## Problem to solve:
Copy word for word the lines in the records below, starting at the line with "Write a Python" and ending at the line with "plt.rcParams['font.family'] = ['Liberation". Skip the pictures.

### Materials provided ###

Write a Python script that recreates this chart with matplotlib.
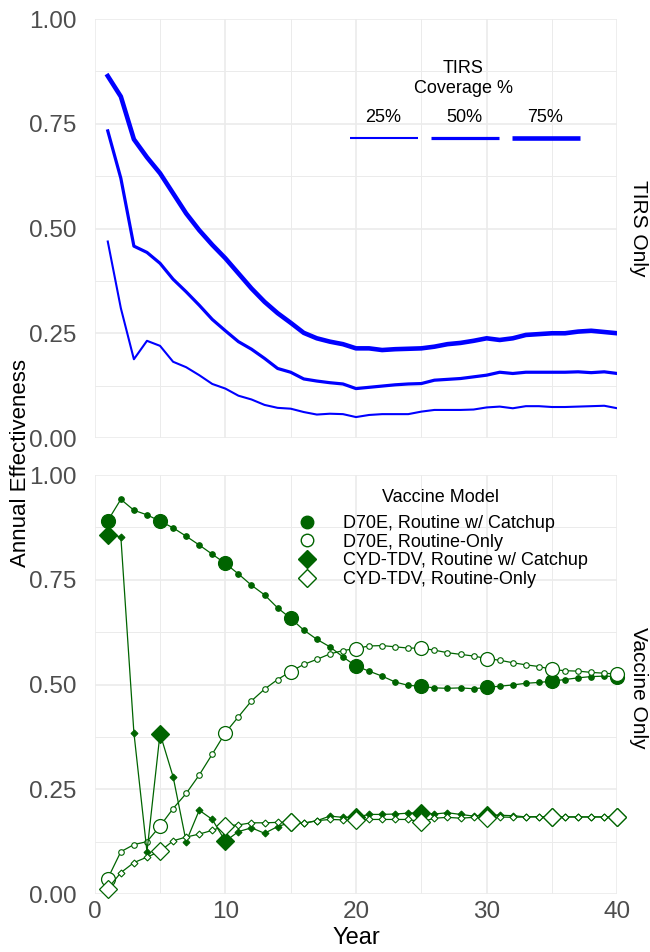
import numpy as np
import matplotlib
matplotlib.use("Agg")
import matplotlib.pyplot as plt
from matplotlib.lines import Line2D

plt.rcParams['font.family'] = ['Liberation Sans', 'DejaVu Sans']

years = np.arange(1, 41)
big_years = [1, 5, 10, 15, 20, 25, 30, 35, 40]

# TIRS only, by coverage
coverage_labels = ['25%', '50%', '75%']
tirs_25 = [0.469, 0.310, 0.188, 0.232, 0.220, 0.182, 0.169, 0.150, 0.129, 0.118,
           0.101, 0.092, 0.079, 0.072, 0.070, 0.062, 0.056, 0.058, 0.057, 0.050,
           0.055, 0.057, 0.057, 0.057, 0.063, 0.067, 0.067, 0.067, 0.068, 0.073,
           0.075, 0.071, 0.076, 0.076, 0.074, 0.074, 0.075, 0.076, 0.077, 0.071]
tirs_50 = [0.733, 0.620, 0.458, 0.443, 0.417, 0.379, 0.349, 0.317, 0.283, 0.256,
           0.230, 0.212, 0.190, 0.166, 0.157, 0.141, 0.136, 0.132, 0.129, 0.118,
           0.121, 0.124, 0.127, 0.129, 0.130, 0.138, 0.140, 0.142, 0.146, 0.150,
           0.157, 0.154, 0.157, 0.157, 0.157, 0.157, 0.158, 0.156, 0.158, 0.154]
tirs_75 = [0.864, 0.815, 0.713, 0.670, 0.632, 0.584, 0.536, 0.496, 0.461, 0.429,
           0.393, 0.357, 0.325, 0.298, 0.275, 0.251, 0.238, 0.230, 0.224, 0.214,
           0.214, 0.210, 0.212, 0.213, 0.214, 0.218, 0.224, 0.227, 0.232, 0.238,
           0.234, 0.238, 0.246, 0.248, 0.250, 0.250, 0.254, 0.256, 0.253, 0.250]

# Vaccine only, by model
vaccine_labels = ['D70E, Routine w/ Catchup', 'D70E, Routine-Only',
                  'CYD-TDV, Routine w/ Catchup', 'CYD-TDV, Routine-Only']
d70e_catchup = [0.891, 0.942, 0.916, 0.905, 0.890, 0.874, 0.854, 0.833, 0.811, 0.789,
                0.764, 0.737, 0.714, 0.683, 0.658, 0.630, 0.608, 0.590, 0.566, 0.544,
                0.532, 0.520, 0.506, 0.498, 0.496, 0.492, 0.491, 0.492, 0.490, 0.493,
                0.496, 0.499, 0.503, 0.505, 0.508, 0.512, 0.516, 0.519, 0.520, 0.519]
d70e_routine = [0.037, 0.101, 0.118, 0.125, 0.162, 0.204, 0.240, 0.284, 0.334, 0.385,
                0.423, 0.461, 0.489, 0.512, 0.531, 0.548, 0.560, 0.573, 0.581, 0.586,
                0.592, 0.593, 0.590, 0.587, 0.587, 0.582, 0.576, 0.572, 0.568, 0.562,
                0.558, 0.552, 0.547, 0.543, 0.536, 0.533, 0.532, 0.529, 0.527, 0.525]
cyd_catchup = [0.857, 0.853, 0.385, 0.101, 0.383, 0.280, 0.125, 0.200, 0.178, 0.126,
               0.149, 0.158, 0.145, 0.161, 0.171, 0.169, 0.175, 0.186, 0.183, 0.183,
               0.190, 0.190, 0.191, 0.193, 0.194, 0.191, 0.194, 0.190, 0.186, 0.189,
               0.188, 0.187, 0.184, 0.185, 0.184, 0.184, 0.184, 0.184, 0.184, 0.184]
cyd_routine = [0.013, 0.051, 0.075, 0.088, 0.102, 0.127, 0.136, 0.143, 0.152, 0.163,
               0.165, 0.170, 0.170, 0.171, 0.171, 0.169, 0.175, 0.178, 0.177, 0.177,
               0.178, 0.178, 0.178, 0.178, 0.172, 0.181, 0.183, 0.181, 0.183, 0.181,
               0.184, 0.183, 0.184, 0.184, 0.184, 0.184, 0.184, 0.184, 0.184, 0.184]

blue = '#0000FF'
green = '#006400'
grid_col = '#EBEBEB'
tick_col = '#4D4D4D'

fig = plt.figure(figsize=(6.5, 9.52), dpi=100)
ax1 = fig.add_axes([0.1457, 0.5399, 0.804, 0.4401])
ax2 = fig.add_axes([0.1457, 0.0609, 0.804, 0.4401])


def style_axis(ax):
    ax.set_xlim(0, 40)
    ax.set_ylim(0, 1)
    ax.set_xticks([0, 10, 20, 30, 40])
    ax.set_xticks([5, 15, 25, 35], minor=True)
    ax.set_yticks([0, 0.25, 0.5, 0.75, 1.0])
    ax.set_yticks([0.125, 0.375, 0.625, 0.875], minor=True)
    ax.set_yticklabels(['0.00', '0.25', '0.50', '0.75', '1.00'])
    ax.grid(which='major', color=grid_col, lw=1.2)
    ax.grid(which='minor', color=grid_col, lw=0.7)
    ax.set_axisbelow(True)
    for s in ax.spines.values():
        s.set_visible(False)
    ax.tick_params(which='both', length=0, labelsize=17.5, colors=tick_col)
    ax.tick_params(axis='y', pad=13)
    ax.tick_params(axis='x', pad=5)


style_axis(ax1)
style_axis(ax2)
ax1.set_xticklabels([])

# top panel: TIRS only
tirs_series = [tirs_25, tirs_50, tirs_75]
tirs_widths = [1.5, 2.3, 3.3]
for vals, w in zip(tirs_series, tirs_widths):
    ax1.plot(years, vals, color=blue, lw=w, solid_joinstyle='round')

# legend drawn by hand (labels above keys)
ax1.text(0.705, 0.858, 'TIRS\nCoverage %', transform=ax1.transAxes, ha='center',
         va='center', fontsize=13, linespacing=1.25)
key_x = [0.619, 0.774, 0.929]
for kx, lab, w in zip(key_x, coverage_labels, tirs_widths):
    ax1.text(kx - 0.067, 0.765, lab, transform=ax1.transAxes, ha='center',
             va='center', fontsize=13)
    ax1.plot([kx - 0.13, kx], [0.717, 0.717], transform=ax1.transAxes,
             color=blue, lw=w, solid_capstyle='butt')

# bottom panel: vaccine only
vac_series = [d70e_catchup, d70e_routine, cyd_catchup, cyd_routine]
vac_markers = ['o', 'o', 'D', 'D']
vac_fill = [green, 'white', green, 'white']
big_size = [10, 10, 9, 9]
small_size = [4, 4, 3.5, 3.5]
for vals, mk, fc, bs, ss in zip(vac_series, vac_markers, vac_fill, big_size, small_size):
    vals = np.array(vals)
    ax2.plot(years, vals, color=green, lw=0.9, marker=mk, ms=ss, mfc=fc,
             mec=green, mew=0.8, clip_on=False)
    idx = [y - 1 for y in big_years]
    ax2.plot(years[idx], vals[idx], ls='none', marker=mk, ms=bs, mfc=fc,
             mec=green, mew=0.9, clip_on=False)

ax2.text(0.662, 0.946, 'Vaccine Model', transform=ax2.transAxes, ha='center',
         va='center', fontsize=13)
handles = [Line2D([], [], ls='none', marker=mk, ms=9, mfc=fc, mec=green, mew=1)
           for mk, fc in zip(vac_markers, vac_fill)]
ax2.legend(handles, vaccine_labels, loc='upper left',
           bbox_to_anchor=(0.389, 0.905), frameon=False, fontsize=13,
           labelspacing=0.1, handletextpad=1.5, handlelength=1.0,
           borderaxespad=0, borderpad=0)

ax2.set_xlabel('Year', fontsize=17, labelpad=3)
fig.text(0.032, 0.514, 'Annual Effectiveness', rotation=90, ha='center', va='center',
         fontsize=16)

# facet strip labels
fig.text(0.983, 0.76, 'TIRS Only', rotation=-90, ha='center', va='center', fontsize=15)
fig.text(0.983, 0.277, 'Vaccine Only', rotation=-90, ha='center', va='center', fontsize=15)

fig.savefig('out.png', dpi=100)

###
### Materials provided ###

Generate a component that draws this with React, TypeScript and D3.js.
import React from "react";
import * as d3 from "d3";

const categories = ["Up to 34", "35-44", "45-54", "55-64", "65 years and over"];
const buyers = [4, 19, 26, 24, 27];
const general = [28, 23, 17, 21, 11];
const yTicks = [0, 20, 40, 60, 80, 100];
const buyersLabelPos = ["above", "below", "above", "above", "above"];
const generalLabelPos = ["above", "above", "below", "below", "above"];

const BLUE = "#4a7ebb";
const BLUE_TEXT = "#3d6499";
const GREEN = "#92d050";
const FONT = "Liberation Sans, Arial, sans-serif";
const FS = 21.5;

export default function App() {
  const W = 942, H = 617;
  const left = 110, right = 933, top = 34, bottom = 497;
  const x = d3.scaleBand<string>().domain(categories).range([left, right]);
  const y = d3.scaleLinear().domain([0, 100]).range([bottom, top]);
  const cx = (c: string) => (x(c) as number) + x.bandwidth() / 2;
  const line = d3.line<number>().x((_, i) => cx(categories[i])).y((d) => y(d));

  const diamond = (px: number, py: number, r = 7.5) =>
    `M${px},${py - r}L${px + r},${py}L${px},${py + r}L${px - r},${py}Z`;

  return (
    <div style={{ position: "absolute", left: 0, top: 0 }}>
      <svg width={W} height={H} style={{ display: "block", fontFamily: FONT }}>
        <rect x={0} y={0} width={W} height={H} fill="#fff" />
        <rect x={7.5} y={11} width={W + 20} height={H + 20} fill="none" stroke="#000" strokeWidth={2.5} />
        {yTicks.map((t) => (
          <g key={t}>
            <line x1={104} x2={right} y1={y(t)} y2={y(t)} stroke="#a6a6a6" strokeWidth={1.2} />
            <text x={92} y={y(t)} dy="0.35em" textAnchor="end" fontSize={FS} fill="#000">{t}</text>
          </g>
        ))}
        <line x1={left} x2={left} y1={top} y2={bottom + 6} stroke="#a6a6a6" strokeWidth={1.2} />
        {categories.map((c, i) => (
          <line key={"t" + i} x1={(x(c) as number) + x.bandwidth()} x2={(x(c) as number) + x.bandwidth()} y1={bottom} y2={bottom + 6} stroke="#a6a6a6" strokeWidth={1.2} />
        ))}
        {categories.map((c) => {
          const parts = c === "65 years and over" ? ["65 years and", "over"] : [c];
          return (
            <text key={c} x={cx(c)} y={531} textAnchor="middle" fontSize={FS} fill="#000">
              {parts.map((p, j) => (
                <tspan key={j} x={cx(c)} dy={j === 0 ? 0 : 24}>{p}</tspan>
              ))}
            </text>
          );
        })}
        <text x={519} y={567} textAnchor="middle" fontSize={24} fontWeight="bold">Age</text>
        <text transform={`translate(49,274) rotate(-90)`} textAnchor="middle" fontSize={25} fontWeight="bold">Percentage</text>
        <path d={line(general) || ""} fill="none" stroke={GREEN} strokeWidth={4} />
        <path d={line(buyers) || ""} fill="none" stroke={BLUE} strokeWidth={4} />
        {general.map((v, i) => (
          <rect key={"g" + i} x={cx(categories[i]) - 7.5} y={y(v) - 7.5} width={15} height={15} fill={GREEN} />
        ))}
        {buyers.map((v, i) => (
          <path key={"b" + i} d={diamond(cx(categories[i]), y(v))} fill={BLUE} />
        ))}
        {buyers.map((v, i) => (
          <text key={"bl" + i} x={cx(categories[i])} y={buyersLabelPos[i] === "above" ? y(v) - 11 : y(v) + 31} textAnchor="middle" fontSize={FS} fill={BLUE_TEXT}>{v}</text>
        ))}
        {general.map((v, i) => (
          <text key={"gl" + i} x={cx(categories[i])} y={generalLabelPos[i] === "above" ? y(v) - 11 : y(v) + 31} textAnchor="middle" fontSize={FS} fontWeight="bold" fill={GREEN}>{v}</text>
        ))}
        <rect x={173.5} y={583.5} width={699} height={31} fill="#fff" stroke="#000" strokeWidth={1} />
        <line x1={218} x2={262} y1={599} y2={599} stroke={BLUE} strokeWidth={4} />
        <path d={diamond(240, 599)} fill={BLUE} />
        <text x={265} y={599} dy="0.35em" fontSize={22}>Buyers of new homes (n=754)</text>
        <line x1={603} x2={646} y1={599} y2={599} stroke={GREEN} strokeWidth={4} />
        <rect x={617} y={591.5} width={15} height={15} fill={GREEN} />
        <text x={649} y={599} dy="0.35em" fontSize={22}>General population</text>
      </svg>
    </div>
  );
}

###

## Result of the task:
Write a Python script that recreates this chart with matplotlib.
import numpy as np
import matplotlib
matplotlib.use("Agg")
import matplotlib.pyplot as plt
from matplotlib.lines import Line2D

plt.rcParams['font.family'] = ['Liberation Sans', 'DejaVu Sans']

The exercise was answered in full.